The ball got rolling last summer, when Nassau County selected Baldwin as one of three South Shore communities to be subjects of a federally funded study exploring ways to promote development surrounding Long Island Rail Road stations.

That study is now complete, and months of feedback from community members and input from the Baldwin Civic Association, which partnered with the county on the project, led to the suggestion of yet another study: Beginning in September, a yet-to-be-determined firm will look into reducing the traffic on a 1.4-mile stretch of Grand Avenue, from Stanton Avenue to Merrick Road.

On June 12, Sean Sallie, a senior county planner, and Aryeh Lemberger, the county’s unit head of traffic engineering, gave a project update to the community and members of the BCA. The traffic study will look at ways to increase walking opportunities, improve pedestrian safety and foster an attractive environment for businesses and residents.

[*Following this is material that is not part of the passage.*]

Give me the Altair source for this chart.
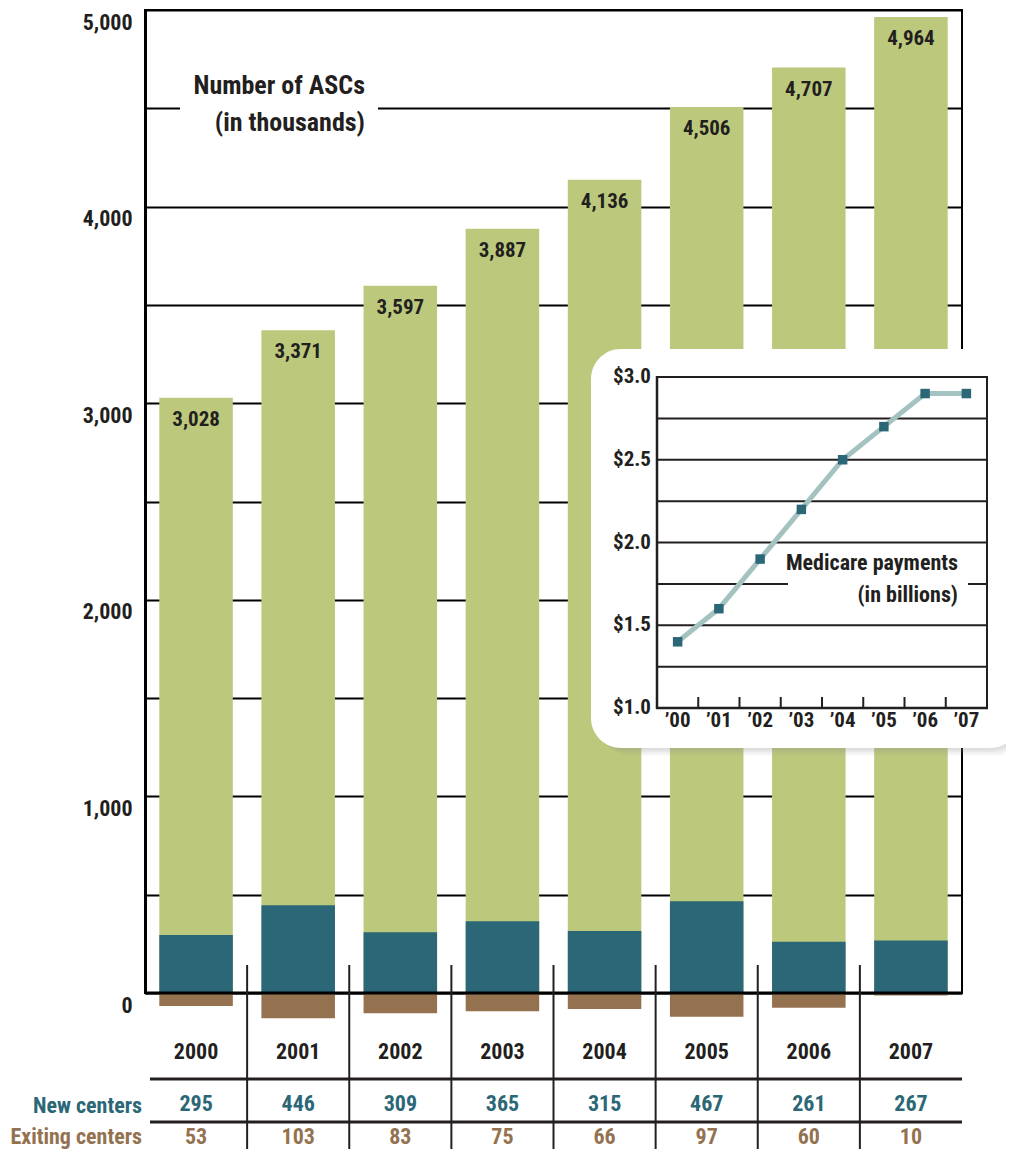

Sallie said that complete streets accommodate all users of a road, including cars, bicyclists, pedestrians and mass transit riders.

County planners are developing the scope of the study now, and a request for proposals is expected to go out in the coming weeks, Sallie said, adding that funding for the project has already been secured. In March, the county requested money to be earmarked for it by the New York Metropolitan Transportation Committee, which allocates money from the federal government.

The county will pay for the study, Sallie explained, and be reimbursed by the NYMTC. He declined to estimate the project’s budget because it hasn’t gone out to bid yet. “We’re happy to see this project, this initiative moving forward,” he said.

Although the firm that will conduct the study will be hired over the summer, the study won’t get under way until school is back in session, so more accurate vehicle counts can be made.

Researchers will be at various points on Grand Avenue during peak traffic periods, counting vehicles, observing pedestrian movement and studying traffic buildup or unsafe conditions.